Heydarabad () is a settlement and the capital of the Sadarak District of the Nakhchivan Autonomous Republic of Azerbaijan. It borders Armenia and before the First Nagorno-Karabakh War had road and rail connections with the Armenian village of Yeraskh on the other side of the border. It has a population of 2,000 as of 2013. It is the westernmost settlement of Azerbaijan.

History
The settlement was founded in the 1970s on the initiative of the President of Azerbaijan, Heydar Aliyev. By the decree of the Supreme Assembly of Nakhchivan AR dated on March 23, 2000, it was separated from Sədərək (Sadarak city) and turned to the settlement as an independent administrative unit. Because of the located in the border, several times it was subjected to armed aggression by Armenian forces. It was destroyed by artillery projectiles in 1992, its population became refugees and settled in the Sadarak village and in the other areas of Nakhchivan.

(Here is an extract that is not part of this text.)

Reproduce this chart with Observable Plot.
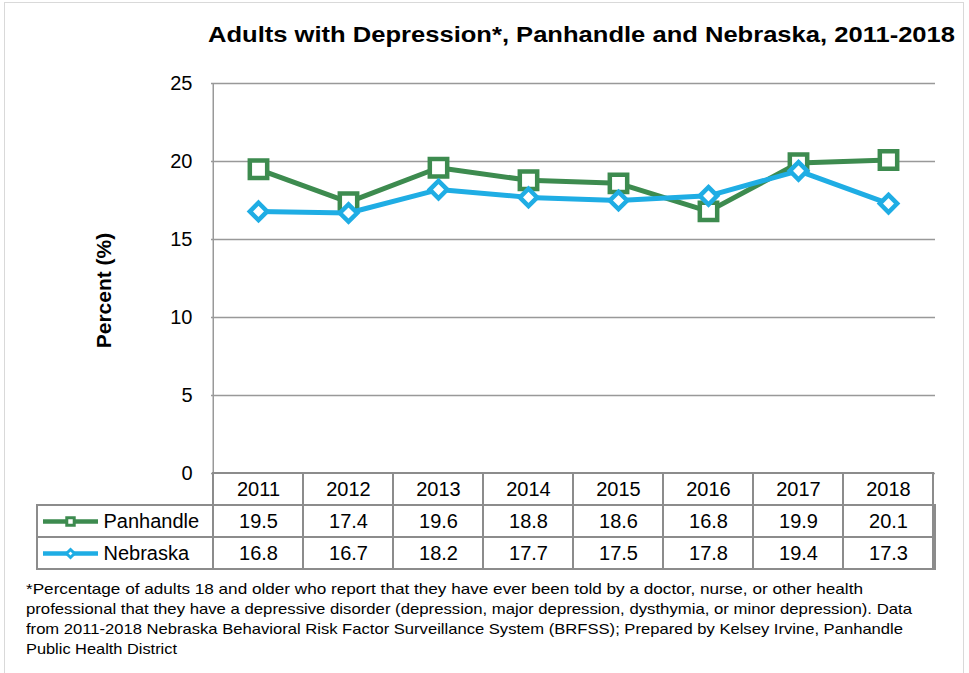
<!DOCTYPE html>
<html>
<head>
<meta charset="utf-8">
<script src="https://cdn.jsdelivr.net/npm/d3@7"></script>
<script src="https://cdn.jsdelivr.net/npm/@observablehq/plot@0.6"></script>
<style>
  html, body { margin: 0; padding: 0; background: white; }
  #wrap { position: relative; width: 969px; height: 673px; overflow: hidden; font-family: "Liberation Sans", Arial, sans-serif; }
  #border { position: absolute; left: 4px; top: 2px; width: 960px; height: 720px; border: 1.5px solid #d9d9d9; box-sizing: border-box; }
  #title { position: absolute; left: 208px; top: 22px; font-size: 22px; font-weight: bold; white-space: nowrap; line-height: normal; color: #000; transform-origin: 0 0; }
  #chart { position: absolute; left: 0; top: 0; }
  #table { position: absolute; left: 0; top: 472px; }
  #caption { position: absolute; left: 26px; top: 579px; font-size: 15px; line-height: 20px; color: #000; }
  #caption div { white-space: nowrap; }
  #caption span { display: inline-block; transform-origin: 0 0; }
</style>
</head>
<body>
<div id="wrap">
  <div id="border"></div>
  <div id="title">Adults with Depression*, Panhandle and Nebraska, 2011-2018</div>
  <div id="chart"></div>
  <div id="table"></div>
  <div id="caption"></div>
</div>
<script>
// ---- data ----
const years = ["2011", "2012", "2013", "2014", "2015", "2016", "2017", "2018"];
const panhandle = [19.5, 17.4, 19.6, 18.8, 18.6, 16.8, 19.9, 20.1];
const nebraska = [16.8, 16.7, 18.2, 17.7, 17.5, 17.8, 19.4, 17.3];
const seriesNames = ["Panhandle", "Nebraska"];
const yTicks = [0, 5, 10, 15, 20, 25];
const captionLines = [
  "*Percentage of adults 18 and older who report that they have ever been told by a doctor, nurse, or other health",
  "professional that they have a depressive disorder (depression, major depression, dysthymia, or minor depression). Data",
  "from 2011-2018 Nebraska Behavioral Risk Factor Surveillance System (BRFSS); Prepared by Kelsey Irvine, Panhandle",
  "Public Health District"
];

// ---- styles / layout ----
const green = "#3d8b4f";
const blue = "#1fade4";
const gridColor = "#999999";
const tableColor = "#8c8c8c";
const W = 969, ML = 211, MR = 34;
const bw = (W - ML - MR) / years.length;
const titleWidth = 747;
const captionWidths = [837, 886, 877, 151];

const panData = years.map((y, i) => ({year: y, value: panhandle[i]}));
const nebData = years.map((y, i) => ({year: y, value: nebraska[i]}));

const chart = Plot.plot({
  width: W,
  height: 476,
  marginTop: 83,
  marginBottom: 3,
  marginLeft: ML,
  marginRight: MR,
  style: {fontFamily: "Liberation Sans, Arial, sans-serif", fontSize: "20px", color: "black", background: "transparent", overflow: "visible"},
  x: {type: "band", domain: years, padding: 0, axis: null},
  y: {domain: [0, 25], axis: null},
  marks: [
    Plot.ruleY(yTicks, {stroke: gridColor, strokeWidth: 1.5}),
    Plot.ruleX([years[0]], {y1: 0, y2: 25, dx: -bw / 2, stroke: gridColor, strokeWidth: 1.5}),
    Plot.axisY({ticks: yTicks, tickSize: 0, tickPadding: 19, fontSize: 20, label: null}),
    Plot.text(["Percent (%)"], {frameAnchor: "left", textAnchor: "middle", dx: -107, dy: 12, rotate: -90, fontWeight: "bold", fontSize: 21}),
    Plot.line(panData, {x: "year", y: "value", stroke: green, strokeWidth: 5}),
    Plot.dot(panData, {x: "year", y: "value", symbol: "square", r: 9.8, stroke: green, strokeWidth: 4.5, fill: "white"}),
    Plot.line(nebData, {x: "year", y: "value", stroke: blue, strokeWidth: 5}),
    Plot.dot(nebData, {x: "year", y: "value", symbol: "diamond2", r: 7.8, stroke: blue, strokeWidth: 4.5, fill: "white"})
  ]
});
document.getElementById("chart").appendChild(chart);

// ---- data table ----
const rows = ["head", ...seriesNames];
const cells = [];
years.forEach((y, i) => {
  cells.push({year: y, row: "head", text: y});
  cells.push({year: y, row: "Panhandle", text: panhandle[i].toFixed(1)});
  cells.push({year: y, row: "Nebraska", text: nebraska[i].toFixed(1)});
});
const legendStyle = {
  Panhandle: {color: green, symbol: "square", r: 4.2},
  Nebraska: {color: blue, symbol: "diamond2", r: 3.6}
};

const legendMarks = seriesNames.flatMap((name) => [
  Plot.ruleY([name], {y: (d) => d, insetLeft: -(ML - 43), insetRight: (W - MR) - 98, stroke: legendStyle[name].color, strokeWidth: 4.5}),
  Plot.dot([name], {y: (d) => d, frameAnchor: "left", dx: -141, symbol: legendStyle[name].symbol, r: legendStyle[name].r, stroke: legendStyle[name].color, strokeWidth: 3, fill: "white"})
]);

const table = Plot.plot({
  width: W,
  height: 100,
  marginTop: 1,
  marginBottom: 3,
  marginLeft: ML,
  marginRight: MR,
  style: {fontFamily: "Liberation Sans, Arial, sans-serif", fontSize: "20px", color: "black", background: "transparent", overflow: "visible"},
  x: {type: "band", domain: years, padding: 0, axis: null},
  y: {type: "band", domain: rows, padding: 0, axis: null},
  marks: [
    Plot.cell(seriesNames, {y: (d) => d, insetLeft: -(ML - 37), fill: "white", stroke: tableColor, strokeWidth: 2}),
    Plot.cell(cells, {x: "year", y: "row", fill: "white", stroke: tableColor, strokeWidth: 2}),
    Plot.text(cells, {x: "year", y: "row", text: "text", fontSize: 20, fill: "black"}),
    ...legendMarks,
    Plot.text(seriesNames, {y: (d) => d, text: (d) => d, frameAnchor: "left", dx: -108, textAnchor: "start", fontSize: 20, fill: "black"})
  ]
});
document.getElementById("table").appendChild(table);

// ---- title stretch to the reference width ----
const titleEl = document.getElementById("title");
const tw = titleEl.getBoundingClientRect().width;
if (tw > 0) titleEl.style.transform = `scaleX(${titleWidth / tw})`;

// ---- caption ----
const cap = document.getElementById("caption");
captionLines.forEach((t, i) => {
  const d = document.createElement("div");
  const s = document.createElement("span");
  s.textContent = t;
  d.appendChild(s);
  cap.appendChild(d);
  const w = s.getBoundingClientRect().width;
  if (w > 0) s.style.transform = `scaleX(${captionWidths[i] / w})`;
});
</script>
</body>
</html>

Starting from 1997-98 it was restored, was done a construction and improvement works and was built new office buildings and public facilities, shopping centers, etc. 75 residential buildings which were destroyed by Armenians has been renovated and restored on the eve of the 75th anniversary of Heydar Aliyev, on the initiative of the local population, the settlement was named "Heydarabad". Here is installed a 35/10 kV substation, was built a water pump station for direct the underground water-supply of Bulaqbaşı to the settlement and was built electric lines in the settlement. There are Wine Factory, secondary school, kindergarten, hospital, etc. in the settlement.